Grzegorz Pająk: Spróbujemy urwać punkty jastrzębianom
- Nie mamy żadnych skrupułów jak tylko jechać do Jastrzębia, bawić się grą i próbować urwać kolejne punkty - zapowiada rozgrywający Effectora Kielce, Grzegorz Pająk.
Monika Skrzyniarz-Gwizdała
Ekipa ze Świętokrzyskiego ostatniego ligowego spotkania, w którym po drugiej stronie siatki stanęła Asseco Resovia Rzeszów, mimo momentów dobrej gry, nie może uznać za udane. - Uważam mecz z Asseco Resovią za średniej klasy. Resovia przyjechała po punkty i punkty wywozi. Rywalizacja zaczęła się praktycznie dopiero od drugiego seta, tego pierwszego całkowicie przespaliśmy - komentuje boiskowe wydarzenia rozgrywający drużyny gości Grzegorz Pająk.
Wprowadzenie do gry Grzegorza Pająka było dobrym ruchem trenera Daszkiewicza. W meczu przeciwko Asseco Resovii pomógł poprawić grę kieleckiego zespołu.
Kolejne spotkanie Effector Kielce zagra na wyjeździe z dotychczas sklasyfikowaną na czwartym miejscu drużyną Jastrzębskiego Węgla. - Do Jastrzębia jedziemy z takim samym nastawieniem jak przed każdym innym meczem.

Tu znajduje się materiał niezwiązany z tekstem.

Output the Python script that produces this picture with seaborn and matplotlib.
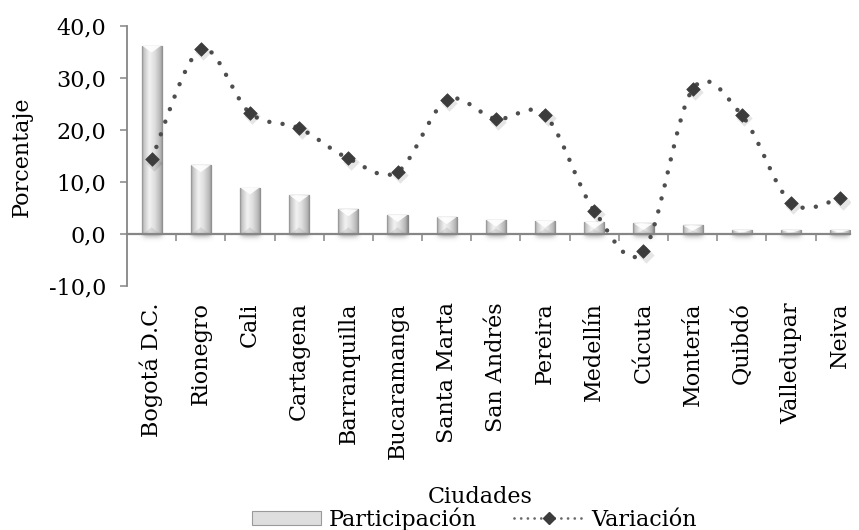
import numpy as np
import pandas as pd
import matplotlib
matplotlib.use("Agg")
import matplotlib.pyplot as plt
import seaborn as sns
from matplotlib.path import Path
from matplotlib.patches import PathPatch, Polygon, Patch
from matplotlib.lines import Line2D
from matplotlib.colors import LinearSegmentedColormap
from matplotlib.ticker import FuncFormatter

# ---- data -----------------------------------------------------------------
cities = ["Bogotá D.C.", "Rionegro", "Cali", "Cartagena", "Barranquilla",
          "Bucaramanga", "Santa Marta", "San Andrés", "Pereira", "Medellín",
          "Cúcuta", "Montería", "Quibdó", "Valledupar", "Neiva"]
participacion = [36.3, 13.3, 9.0, 7.5, 4.8, 3.7, 3.3, 2.8, 2.6, 2.4,
                 2.1, 1.7, 0.8, 0.8, 0.8]
variacion = [14.4, 35.6, 23.3, 20.4, 14.6, 12.0, 25.8, 22.2, 22.9, 4.5,
             -3.3, 27.9, 22.9, 6.1, 6.9]
y_ticks = [-10, 0, 10, 20, 30, 40]

df = pd.DataFrame({"Ciudad": cities, "Participación": participacion,
                   "Variación": variacion})

# ---- style ----------------------------------------------------------------
sns.set_style("white")
plt.rcParams["font.family"] = ["DejaVu Serif"]
plt.rcParams["text.color"] = "black"
plt.rcParams["axes.labelcolor"] = "black"
FS = 16
AXIS_GREY = "#868686"
LINE_GREY = "#4e4e4e"
MARK_GREY = "#3c3c3c"

fig = plt.figure(figsize=(8.59, 5.30), dpi=100)
W, H = 859, 530
ax = fig.add_axes([127 / W, 1 - 286.3 / H, 723 / W, 260 / H])

# ---- bars -----------------------------------------------------------------
sns.barplot(data=df, x="Ciudad", y="Participación", color="#dcdcdc",
            width=0.41, errorbar=None, edgecolor="#858585", linewidth=0.9,
            ax=ax, zorder=2)

cyl = LinearSegmentedColormap.from_list(
    "cyl", [(0.0, "#8a8a8a"), (0.07, "#c2c2c2"), (0.35, "#f2f2f2"),
            (0.62, "#dedede"), (0.9, "#b4b4b4"), (1.0, "#888888")])
grad = np.linspace(0, 1, 64)[None, :]
px_per_unit = 260 / 50.0
bevel = 7 / px_per_unit

bars = list(ax.patches)
for bar in bars:
    x0, w, h = bar.get_x(), bar.get_width(), bar.get_height()
    im = ax.imshow(grad, cmap=cyl, extent=[x0, x0 + w, 0, h], aspect="auto",
                   interpolation="bicubic", zorder=2.1)
    im.set_clip_path(bar)
    d = min(bevel, h * 0.6)
    # white pyramid facet on top
    ax.add_patch(Polygon([(x0 + 0.02 * w, h), (x0 + 0.98 * w, h),
                          (x0 + w / 2, h - d)], closed=True,
                         facecolor="white", edgecolor="none", alpha=0.9,
                         zorder=2.2))
    # slightly darker facet at the base
    ax.add_patch(Polygon([(x0 + 0.05 * w, 0), (x0 + 0.95 * w, 0),
                          (x0 + w / 2, min(bevel, h * 0.4))], closed=True,
                         facecolor="#9a9a9a", edgecolor="none", alpha=0.25,
                         zorder=2.2))
    # soft shadow under the bar
    yy = np.linspace(0, 1, 32)[:, None]
    xx = np.linspace(-1, 1, 32)[None, :]
    alpha = np.exp(-(yy * 2.2) ** 2) * np.exp(-(xx * 1.3) ** 4) * 0.45
    rgba = np.zeros((32, 32, 4))
    rgba[..., :3] = 0.45
    rgba[..., 3] = alpha
    ax.imshow(rgba, extent=[x0 - 0.06, x0 + w + 0.06, -1.6, 0],
              origin="upper", aspect="auto", interpolation="bicubic",
              zorder=1.5)


# ---- smoothed line --------------------------------------------------------
def smooth_path(xs, ys):
    pts = np.column_stack([xs, ys]).astype(float)
    n = len(pts)
    verts, codes = [pts[0]], [Path.MOVETO]
    for i in range(n - 1):
        p0 = pts[i - 1] if i > 0 else pts[i]
        p1, p2 = pts[i], pts[i + 1]
        p3 = pts[i + 2] if i + 2 < n else pts[i + 1]
        verts += [p1 + (p2 - p0) / 6, p2 - (p3 - p1) / 6, p2]
        codes += [Path.CURVE4] * 3
    return Path(verts, codes)


xpos = np.arange(len(cities))
dots = (0, (0.01, 3.0))
curve = PathPatch(smooth_path(xpos, variacion), fill=False,
                  edgecolor=LINE_GREY, linewidth=3.2, linestyle=dots,
                  capstyle="round", zorder=3)
ax.add_patch(curve)

# marker shadows, then markers
ax.scatter(xpos + 0.05, np.array(variacion) - 0.6, marker="D", s=70,
           color="#000000", alpha=0.10, linewidths=0, zorder=3.1)
sns.scatterplot(x=xpos, y=variacion, marker="D", s=48, color=MARK_GREY,
                edgecolor=MARK_GREY, linewidth=0.5, ax=ax, zorder=4,
                legend=False)

# ---- axes -----------------------------------------------------------------
ax.set_ylim(-10, 40)
ax.set_xlim(-0.5, 14.2)
ax.set_yticks(y_ticks)
ax.yaxis.set_major_formatter(FuncFormatter(lambda v, p: f"{v:.1f}".replace(".", ",")))
ax.tick_params(axis="y", direction="out", length=5, width=1.1,
               color=AXIS_GREY, labelcolor="black", labelsize=FS, pad=10,
               left=True)
ax.set_xticks(xpos)
ax.set_xticklabels(cities, rotation=90, fontsize=FS, va="top", ha="center")
ax.tick_params(axis="x", length=0, pad=11.5, labelcolor="black")

for s in ["top", "right", "bottom"]:
    ax.spines[s].set_visible(False)
ax.spines["left"].set_color(AXIS_GREY)
ax.spines["left"].set_linewidth(1.3)

# category axis crossing at zero, with ticks between categories
zero_loc = (0 - ax.get_ylim()[0]) / (ax.get_ylim()[1] - ax.get_ylim()[0])
sec = ax.secondary_xaxis(zero_loc)
sec.set_xticks(xpos[:-1] + 0.5)
sec.tick_params(axis="x", direction="out", length=5, width=1.1,
                color=AXIS_GREY, labelbottom=False)
sec.spines["bottom"].set_color(AXIS_GREY)
sec.spines["bottom"].set_linewidth(1.6)
sec.set_zorder(2.5)

ax.set_ylabel("Porcentaje", fontsize=FS, color="black")
ax.yaxis.set_label_coords((33 - 127) / 723, 0.5)
ax.set_xlabel("Ciudades", fontsize=FS, color="black")
ax.xaxis.set_label_coords((480 - 127) / 723, -(486 - 286.3) / 260)

# ---- legend ---------------------------------------------------------------
h_bar = Patch(facecolor="#dedede", edgecolor="#9a9a9a", linewidth=0.8)
h_line = Line2D([], [], color="#6a6a6a", linewidth=2.0,
                linestyle=(0, (0.01, 2.4)), dash_capstyle="round",
                marker="D", markersize=6.5,
                markerfacecolor=MARK_GREY, markeredgecolor=MARK_GREY)
leg = fig.legend([h_bar, h_line], ["Participación", "Variación"],
                 loc="center", bbox_to_anchor=(474 / W, 1 - 519 / H), ncol=2,
                 frameon=False, fontsize=FS, handlelength=3.1,
                 handleheight=0.55, handletextpad=0.35, columnspacing=1.7,
                 borderpad=0)
for t in leg.get_texts():
    t.set_color("black")

fig.savefig("out.png", dpi=100)
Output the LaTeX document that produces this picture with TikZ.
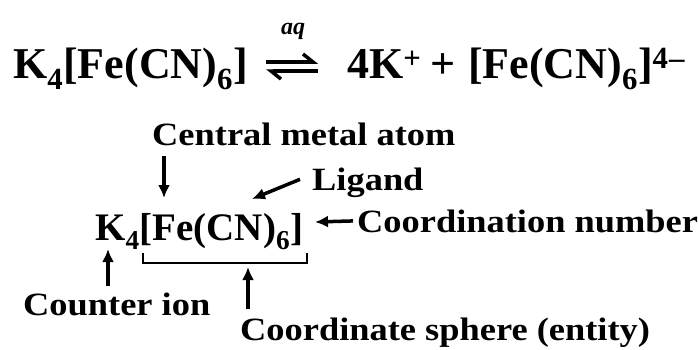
\documentclass[tikz,border=0pt]{standalone}
\usepackage{fontspec}
\setmainfont{Liberation Serif}
\newfontfamily\lblfont{Liberation Serif}[FakeStretch=1.12]
\usetikzlibrary{arrows.meta, positioning}

\begin{document}
\begin{tikzpicture}[x=1pt, y=-1pt,
    chem/.style={inner sep=0pt, anchor=base west, font=\fontsize{44}{48}\selectfont\bfseries},
    chemsm/.style={inner sep=0pt, anchor=base west, font=\fontsize{39}{42}\selectfont\bfseries},
    cond/.style={inner sep=0pt, anchor=base, font=\fontsize{24}{26}\selectfont\bfseries\itshape},
    lbl/.style={inner sep=0pt, anchor=base west, font=\lblfont\fontsize{32.5}{36}\selectfont\bfseries},
    arr/.style={-{Latex[length=13pt, width=12pt]}, line width=3.5pt},
    harp/.style={-{Straight Barb[harpoon, left, length=10pt, width=16pt]}, line width=3.5pt}
]
    \useasboundingbox (0,0) rectangle (698,349);

    % dissociation in water
    \node[chem] (salt) at (13,78) {K\textsubscript{4}[Fe(CN)\textsubscript{6}]};
    \node[cond] (aq) at (293,34) {aq};
    \node[chem] (kion) at (347,78) {4K\textsuperscript{+}};
    \node[chem] (plus) at (430,78) {+};
    \node[chem] (anion) at (468,78) {[Fe(CN)\textsubscript{6}]\textsuperscript{4\kern1pt\textendash}};

    \coordinate (fwdL) at (266,62);
    \coordinate (fwdR) at (318,62);
    \coordinate (revL) at (266,71);
    \coordinate (revR) at (318,71);
    \draw[harp] (fwdL) -- (fwdR);
    \draw[harp] (revR) -- (revL);

    % parts of the complex
    \node[chemsm] (formula) at (95,240) {K\textsubscript{4}[Fe(CN)\textsubscript{6}]};
    \node[lbl] (central) at (152,145) {Central metal atom};
    \node[lbl] (ligand) at (312,190) {Ligand};
    \node[lbl] (cn) at (357,232) {Coordination number};
    \node[lbl] (counter) at (23,315) {Counter ion};
    \node[lbl] (sphere) at (240,340) {Coordinate sphere (entity)};

    \coordinate (fe) at (164,198);
    \coordinate (cngrp) at (252,199);
    \coordinate (six) at (315,222);
    \coordinate (kpt) at (108,249);
    \coordinate (brL) at (143,253);
    \coordinate (brR) at (307,253);
    \coordinate (brmid) at (248,267);

    \draw[arr] (fe |- central.south) ++(0,10) -- (fe);
    \draw[arr] ([shift={(-12,-3)}]ligand.west) -- (cngrp);
    \draw[arr] ([xshift=-4pt]cn.west) -- (six);
    \draw[arr] (kpt |- counter.north) ++(0,-6) -- (kpt);
    \draw[line width=2.5pt] (brL) -- ++(0,10) -| (brR);
    \draw[arr] (brmid |- sphere.north) ++(0,-8) -- (brmid);
\end{tikzpicture}
\end{document}
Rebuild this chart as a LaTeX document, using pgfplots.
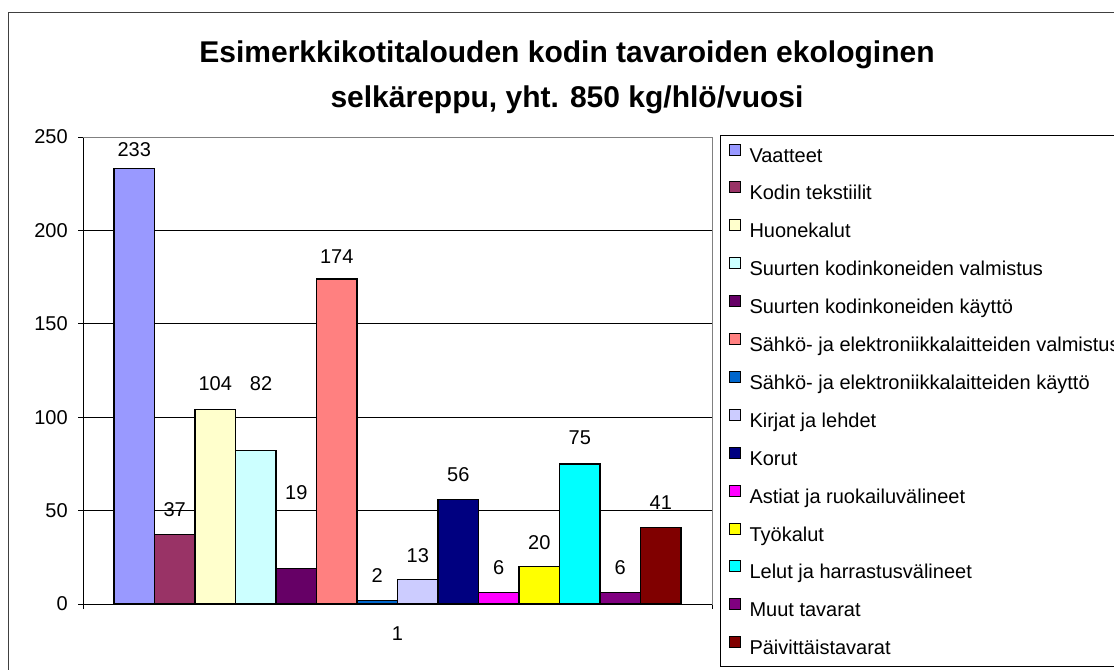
\documentclass[border=0pt]{standalone}
\usepackage{fontspec}
\setmainfont{Liberation Sans}
\usepackage{pgfplots}
\pgfplotsset{compat=1.18}
\definecolor{c1}{HTML}{9999FF}
\definecolor{c2}{HTML}{993366}
\definecolor{c3}{HTML}{FFFFCC}
\definecolor{c4}{HTML}{CCFFFF}
\definecolor{c5}{HTML}{660066}
\definecolor{c6}{HTML}{FF8080}
\definecolor{c7}{HTML}{0066CC}
\definecolor{c8}{HTML}{CCCCFF}
\definecolor{c9}{HTML}{000080}
\definecolor{c10}{HTML}{FF00FF}
\definecolor{c11}{HTML}{FFFF00}
\definecolor{c12}{HTML}{00FFFF}
\definecolor{c13}{HTML}{800080}
\definecolor{c14}{HTML}{800000}
\newcommand\sm{\fontsize{15}{18}\selectfont}
\begin{document}
\begin{tikzpicture}
\useasboundingbox (0,0) rectangle (835.5pt,501.75pt);
\clip (0,0) rectangle (835.5pt,501.75pt);
\draw[black!75, line width=0.75pt] (6.5pt,-5pt) rectangle (850pt,492pt);
\node[anchor=base, inner sep=0pt, font=\fontsize{22.5}{27}\selectfont\bfseries] at (425.25pt,454.7pt) {Esimerkkikotitalouden kodin tavaroiden ekologinen};
\node[anchor=base, inner sep=0pt, font=\fontsize{22.5}{27}\selectfont\bfseries] at (425.25pt,421pt) {selkäreppu, yht. 850 kg/hlö/vuosi};
\begin{axis}[
  at={(62.25pt,48.75pt)}, anchor=south west,
  scale only axis, width=471.75pt, height=350.25pt,
  xmin=0.5, xmax=1.5, ymin=0, ymax=250,
  ybar=0pt, bar width=30.375pt,
  clip=false,
  /pgf/number format/assume math mode=true,
  axis line style={draw=gray, line width=0.75pt},
  tick align=outside, tick pos=left,
  tick style={black, line width=0.75pt},
  major tick length=3.75pt,
  ytick={0,50,...,250},
  ymajorgrids, grid style={black, line width=0.75pt},
  xtick={0.5,1.5}, xticklabels={,},
  extra x ticks={1}, extra x tick labels={1},
  extra x tick style={major tick length=0pt, xticklabel style={inner sep=0pt, yshift=-16.5pt}},
  yticklabel style={font=\sm, inner sep=0pt, xshift=-7.5pt},
  ticklabel style={font=\sm},
  nodes near coords,
  nodes near coords style={font=\sm, anchor=center, inner sep=0pt, black},
  every axis plot post/.append style={draw=black, line width=0.9pt,
    legend image code/.code={\draw[##1, line width=0.75pt] (0pt,0.3pt) rectangle (8.25pt,8.55pt);}},
  legend cell align=left,
  legend style={at={(1.01272,1.00428)}, anchor=north west, draw=black, line width=0.75pt,
    inner xsep=6pt, inner ysep=6pt, row sep=11.5pt, column sep=6.75pt,
    font=\sm,
    nodes={inner xsep=0pt, inner ysep=0pt, text height=13pt, text depth=3pt}},
]
\addplot[fill=c1, nodes near coords style={yshift=14.1pt}] coordinates {(1,233)};
\addlegendentry{Vaatteet}
\addplot[fill=c2, nodes near coords style={yshift=18.7pt}] coordinates {(1,37)};
\addlegendentry{Kodin tekstiilit}
\addplot[fill=c3, nodes near coords style={yshift=19.3pt}] coordinates {(1,104)};
\addlegendentry{Huonekalut}
\addplot[fill=c4, nodes near coords style={yshift=50.1pt, xshift=4pt}] coordinates {(1,82)};
\addlegendentry{Suurten kodinkoneiden valmistus}
\addplot[fill=c5, nodes near coords style={yshift=56.6pt}] coordinates {(1,19)};
\addlegendentry{Suurten kodinkoneiden käyttö}
\addplot[fill=c6, nodes near coords style={yshift=16.5pt}] coordinates {(1,174)};
\addlegendentry{Sähkö- ja elektroniikkalaitteiden valmistus}
\addplot[fill=c7, nodes near coords style={yshift=18.2pt}] coordinates {(1,2)};
\addlegendentry{Sähkö- ja elektroniikkalaitteiden käyttö}
\addplot[fill=c8, nodes near coords style={yshift=17.8pt}] coordinates {(1,13)};
\addlegendentry{Kirjat ja lehdet}
\addplot[fill=c9, nodes near coords style={yshift=18.3pt}] coordinates {(1,56)};
\addlegendentry{Korut}
\addplot[fill=c10, nodes near coords style={yshift=18.6pt}] coordinates {(1,6)};
\addlegendentry{Astiat ja ruokailuvälineet}
\addplot[fill=c11, nodes near coords style={yshift=17.7pt}] coordinates {(1,20)};
\addlegendentry{Työkalut}
\addplot[fill=c12, nodes near coords style={yshift=19.4pt}] coordinates {(1,75)};
\addlegendentry{Lelut ja harrastusvälineet}
\addplot[fill=c13, nodes near coords style={yshift=18.6pt}] coordinates {(1,6)};
\addlegendentry{Muut tavarat}
\addplot[fill=c14, nodes near coords style={yshift=18.3pt}] coordinates {(1,41)};
\addlegendentry{Päivittäistavarat}
\draw[black, line width=0.75pt] (rel axis cs:0,1) -- (rel axis cs:0,0) -- (rel axis cs:1,0);
\draw[gray, line width=0.75pt] (rel axis cs:0,1) -- (rel axis cs:1,1) -- (rel axis cs:1,0);
\end{axis}
\end{tikzpicture}
\end{document}
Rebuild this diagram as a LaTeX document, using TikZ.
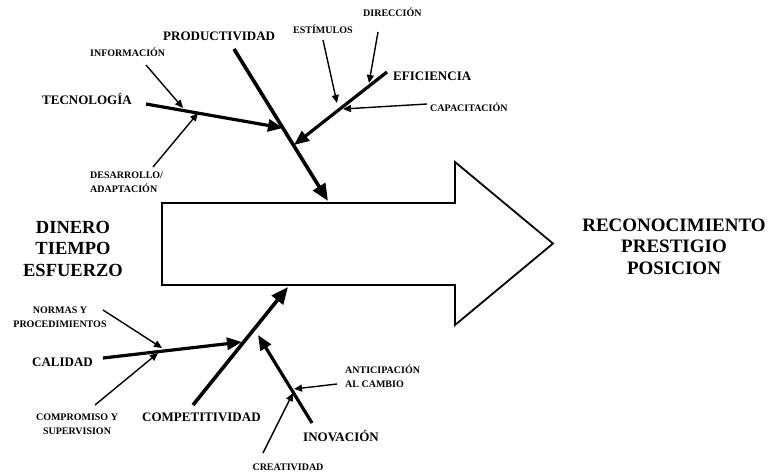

Tak jak przed starciem z Bełchatowem, czy z Rzeszowem myślę, że przez znawców jesteśmy stawiani na pozycji straconej. Ale nie spuszczamy głowy - jedziemy walczyć. Przykład mamy z Asseco Resovią, walczyliśmy i mało brakowało, a urwalibyśmy klasowemu przeciwnikowi punkt. Nie mamy żadnych skrupułów jak tylko jechać do Jastrzębia - bawić się grą i próbować urwać kolejne punkty, bądź po prostu bardzo dobrze się zaprezentować - kończy swoją wypowiedź kielecki rozgrywający.